Blind tapped holes are tapped holes that do not entirely go through material.  These blind holes allow screws to be used without being visible outside a product or allowing the possibility of leaks.  To create a blind tapped a hole smaller than the tap is drilled and the hole is then threaded with a bottoming tap. Bottoming taps have a flat face allowing them to thread closer to the bottom of a hole. Because bottoming taps cannot push chips ahead of them and out of the part, they must feed chips back up the hole behind the cutting faces of the tap.  This allows for a greater possibility of chips clogging the tap resulting in poor cutting results or causing the tap to stick and break.  In hand applications this is solved by frequently backing the tap out to break and remove chips.   To help taps cut it is desirable to over drill blind tapped holes where possible.  This extra clearance passed the required threaded depth of the hole allows space for chips that fall to the front of the tap.   If space is available for a deep enough over drill it is often possible to use a traditional tap to create blind holes instead of a blind tap.

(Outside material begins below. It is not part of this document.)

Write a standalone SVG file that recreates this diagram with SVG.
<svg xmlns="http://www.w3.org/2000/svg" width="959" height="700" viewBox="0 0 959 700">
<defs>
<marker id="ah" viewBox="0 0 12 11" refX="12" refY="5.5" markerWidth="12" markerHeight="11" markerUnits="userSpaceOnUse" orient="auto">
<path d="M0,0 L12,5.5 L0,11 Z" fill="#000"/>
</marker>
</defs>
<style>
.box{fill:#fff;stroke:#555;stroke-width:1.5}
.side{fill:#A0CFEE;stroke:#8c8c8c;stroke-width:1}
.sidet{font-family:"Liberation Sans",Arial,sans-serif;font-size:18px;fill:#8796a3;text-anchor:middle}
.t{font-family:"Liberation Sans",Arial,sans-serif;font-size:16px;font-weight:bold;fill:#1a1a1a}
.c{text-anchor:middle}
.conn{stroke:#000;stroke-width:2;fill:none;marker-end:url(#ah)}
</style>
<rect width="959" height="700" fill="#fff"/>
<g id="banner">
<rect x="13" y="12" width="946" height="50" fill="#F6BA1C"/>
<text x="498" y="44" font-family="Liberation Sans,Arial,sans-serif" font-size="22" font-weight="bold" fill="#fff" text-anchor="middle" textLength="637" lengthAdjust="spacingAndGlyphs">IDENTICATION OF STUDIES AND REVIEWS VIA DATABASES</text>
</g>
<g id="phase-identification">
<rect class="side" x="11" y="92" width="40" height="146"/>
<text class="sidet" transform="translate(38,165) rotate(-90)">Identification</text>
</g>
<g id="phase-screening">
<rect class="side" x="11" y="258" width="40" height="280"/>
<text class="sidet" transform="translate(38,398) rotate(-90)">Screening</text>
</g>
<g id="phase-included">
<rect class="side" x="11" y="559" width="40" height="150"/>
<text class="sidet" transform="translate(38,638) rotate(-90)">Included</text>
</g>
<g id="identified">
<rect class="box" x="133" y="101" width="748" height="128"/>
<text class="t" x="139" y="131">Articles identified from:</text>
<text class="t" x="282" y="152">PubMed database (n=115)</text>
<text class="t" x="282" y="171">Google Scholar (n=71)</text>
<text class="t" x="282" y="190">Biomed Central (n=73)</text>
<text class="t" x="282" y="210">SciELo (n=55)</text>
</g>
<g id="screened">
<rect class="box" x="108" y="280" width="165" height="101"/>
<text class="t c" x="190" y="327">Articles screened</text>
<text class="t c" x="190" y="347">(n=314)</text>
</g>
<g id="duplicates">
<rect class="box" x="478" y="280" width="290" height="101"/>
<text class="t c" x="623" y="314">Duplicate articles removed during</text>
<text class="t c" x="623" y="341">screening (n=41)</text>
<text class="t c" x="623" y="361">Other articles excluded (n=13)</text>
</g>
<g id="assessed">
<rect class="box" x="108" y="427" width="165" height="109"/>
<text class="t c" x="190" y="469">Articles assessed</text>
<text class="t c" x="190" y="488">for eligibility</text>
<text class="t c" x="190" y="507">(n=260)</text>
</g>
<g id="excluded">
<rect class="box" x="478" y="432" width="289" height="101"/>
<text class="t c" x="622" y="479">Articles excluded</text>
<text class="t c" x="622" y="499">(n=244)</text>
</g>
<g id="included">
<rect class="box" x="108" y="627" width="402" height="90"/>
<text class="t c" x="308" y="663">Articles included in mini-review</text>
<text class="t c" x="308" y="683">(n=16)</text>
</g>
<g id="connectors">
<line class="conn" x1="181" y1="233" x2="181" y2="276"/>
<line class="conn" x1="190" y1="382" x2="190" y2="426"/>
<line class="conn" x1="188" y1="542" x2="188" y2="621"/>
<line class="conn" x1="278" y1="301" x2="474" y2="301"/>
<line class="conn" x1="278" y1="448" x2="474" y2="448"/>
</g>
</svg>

This allows for faster production of blind tapped holes with fewer stuck taps and problems.  In general practice it is a good idea to allow at least 1-1.5 times the diameter of the hole passed the intended threaded depth of holes where possible to allow room for chips and the tap body itself.

Because the actual depth that allows for efficient production tapping varies on material selection, tap choice and many other variables it is best to give as much freedom to the engineers and manufacturers of parts as possible.  Sadly few definitive formulas guarantee trouble free tapping in all situations so it is best to err on the side of caution where possible.  To give manufacturers room to work within the specifications, it is best to only specify minimum threaded depth required and any maximum drill depths.  Manufacturing optimization will then work within these constraints to produce that feature with the shortest over drill practical to allow reliable and rapid production.